:: Exercise ::
Quote word for word the lines below, beginning with the first and ending with the one that has "width=564pt, minimum height=220pt]". Drop the pictures.

:: Available data ::

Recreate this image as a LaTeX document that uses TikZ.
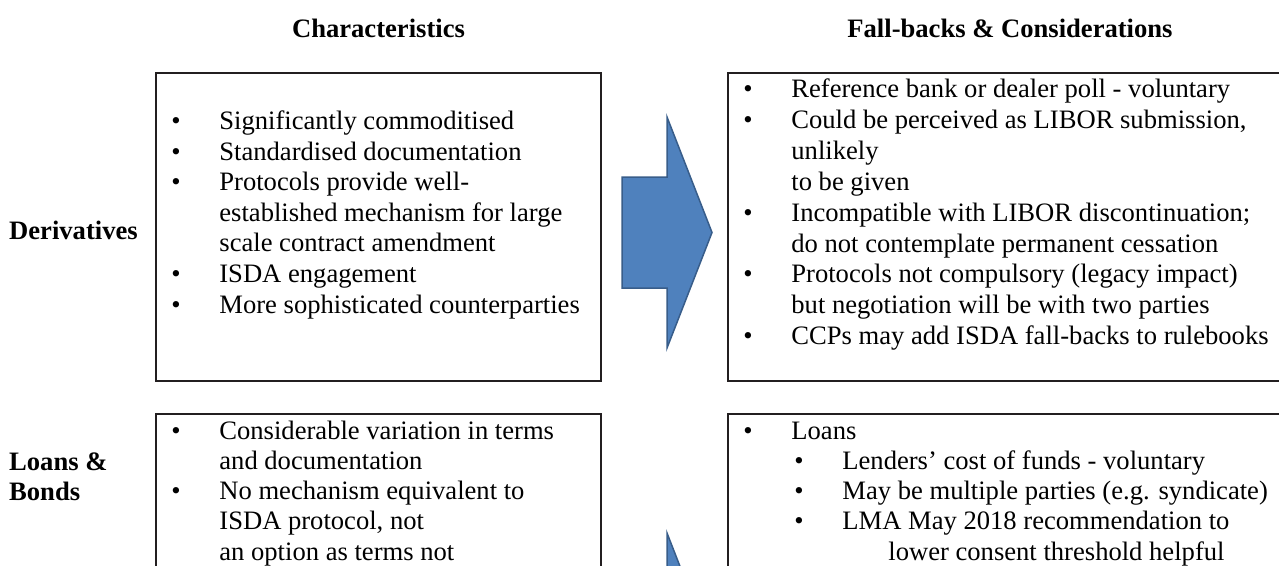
\documentclass[tikz,border=0pt]{standalone}
\usepackage{fontspec}
\setmainfont{Liberation Serif}
\definecolor{boxline}{RGB}{35,31,32}
\definecolor{arrowfill}{RGB}{79,129,189}
\definecolor{arrowline}{RGB}{56,93,138}
\newcommand{\bl}{\makebox[48pt][l]{\textbullet}}
\newcommand{\ind}{\hspace*{48pt}}
\tikzset{
  panel/.style={draw=boxline, line width=2pt, rectangle, inner sep=0pt, outer sep=0pt, anchor=north west},
  listtext/.style={inner sep=0pt, outer sep=0pt, anchor=base west, font=\fontsize{26.6}{30.6}\selectfont},
  heading/.style={inner sep=0pt, font=\fontsize{26.6}{30.6}\selectfont\bfseries},
  bigarrow/.style={fill=arrowfill, draw=arrowline, line width=1.5pt, line join=miter}
}
\begin{document}
\begin{tikzpicture}[x=1pt, y=-1pt]
\useasboundingbox (0,0) rectangle (1279,565);
\fill[white] (0,0) rectangle (1279,565);

% headings
\node[heading] (hc) at (378.5,28) {Characteristics};
\node[heading] (hf) at (1010,28) {Fall-backs \& Considerations};

% row labels
\node[heading, anchor=west] (lder) at (9,230) {Derivatives};
\node[heading, anchor=base west] (lloans) at (9,470) {\begin{tabular}[t]{@{}l@{}}Loans \&\\Bonds\end{tabular}};

% panels
\node[panel, minimum width=445pt, minimum height=308pt] (d1) at (156,73) {};
\node[panel, minimum width=564pt, minimum height=308pt] (d2) at (728,73) {};
\node[panel, minimum width=445pt, minimum height=220pt] (b1) at (156,414) {};
\node[panel, minimum width=564pt, minimum height=220pt] (b2) at (728,414) {};

% texts
\node[listtext] (t1) at (171.4,129.5) {\begin{tabular}[t]{@{}l@{}}
\bl Significantly commoditised\\
\bl Standardised documentation\\
\bl Protocols provide well-\\
\ind established mechanism for large\\
\ind scale contract amendment\\
\bl ISDA engagement\\
\bl More sophisticated counterparties
\end{tabular}};

\node[listtext, font=\fontsize{26.6}{30.9}\selectfont] (t2) at (743.4,97.5) {\begin{tabular}[t]{@{}l@{}}
\bl Reference bank or dealer poll - voluntary\\
\bl Could be perceived as LIBOR submission,\\
\ind unlikely\\
\ind to be given\\
\bl Incompatible with LIBOR discontinuation;\\
\ind do not contemplate permanent cessation\\
\bl Protocols not compulsory (legacy impact)\\
\ind but negotiation will be with two parties\\
\bl CCPs may add ISDA fall-backs to rulebooks
\end{tabular}};

\node[listtext, font=\fontsize{26.6}{30.25}\selectfont] (t3) at (171.4,439) {\begin{tabular}[t]{@{}l@{}}
\bl Considerable variation in terms\\
\ind and documentation\\
\bl No mechanism equivalent to\\
\ind ISDA protocol, not\\
\ind an option as terms not
\end{tabular}};

\node[listtext, font=\fontsize{26.6}{30.25}\selectfont] (t4) at (743.4,439) {\begin{tabular}[t]{@{}l@{}}
\bl Loans\\
\hspace*{51pt}\bl Lenders’ cost of funds - voluntary\\
\hspace*{51pt}\bl May be multiple parties (e.g. syndicate)\\
\hspace*{51pt}\bl LMA May 2018 recommendation to\\
\hspace*{145pt}lower consent threshold helpful
\end{tabular}};

% block arrows
\draw[bigarrow] (622,177) -- (667,177) -- (667,117) -- (712,232.5) -- (667,348) -- (667,288) -- (622,288) -- cycle;
\begin{scope}[yshift=-416pt]
\draw[bigarrow] (622,177) -- (667,177) -- (667,117) -- (712,232.5) -- (667,348) -- (667,288) -- (622,288) -- cycle;
\end{scope}
\end{tikzpicture}
\end{document}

:: Full answer ::
Recreate this image as a LaTeX document that uses TikZ.
\documentclass[tikz,border=0pt]{standalone}
\usepackage{fontspec}
\setmainfont{Liberation Serif}
\definecolor{boxline}{RGB}{35,31,32}
\definecolor{arrowfill}{RGB}{79,129,189}
\definecolor{arrowline}{RGB}{56,93,138}
\newcommand{\bl}{\makebox[48pt][l]{\textbullet}}
\newcommand{\ind}{\hspace*{48pt}}
\tikzset{
  panel/.style={draw=boxline, line width=2pt, rectangle, inner sep=0pt, outer sep=0pt, anchor=north west},
  listtext/.style={inner sep=0pt, outer sep=0pt, anchor=base west, font=\fontsize{26.6}{30.6}\selectfont},
  heading/.style={inner sep=0pt, font=\fontsize{26.6}{30.6}\selectfont\bfseries},
  bigarrow/.style={fill=arrowfill, draw=arrowline, line width=1.5pt, line join=miter}
}
\begin{document}
\begin{tikzpicture}[x=1pt, y=-1pt]
\useasboundingbox (0,0) rectangle (1279,565);
\fill[white] (0,0) rectangle (1279,565);

% headings
\node[heading] (hc) at (378.5,28) {Characteristics};
\node[heading] (hf) at (1010,28) {Fall-backs \& Considerations};

% row labels
\node[heading, anchor=west] (lder) at (9,230) {Derivatives};
\node[heading, anchor=base west] (lloans) at (9,470) {\begin{tabular}[t]{@{}l@{}}Loans \&\\Bonds\end{tabular}};

% panels
\node[panel, minimum width=445pt, minimum height=308pt] (d1) at (156,73) {};
\node[panel, minimum width=564pt, minimum height=308pt] (d2) at (728,73) {};
\node[panel, minimum width=445pt, minimum height=220pt] (b1) at (156,414) {};
\node[panel, minimum width=564pt, minimum height=220pt] (b2) at (728,414) {};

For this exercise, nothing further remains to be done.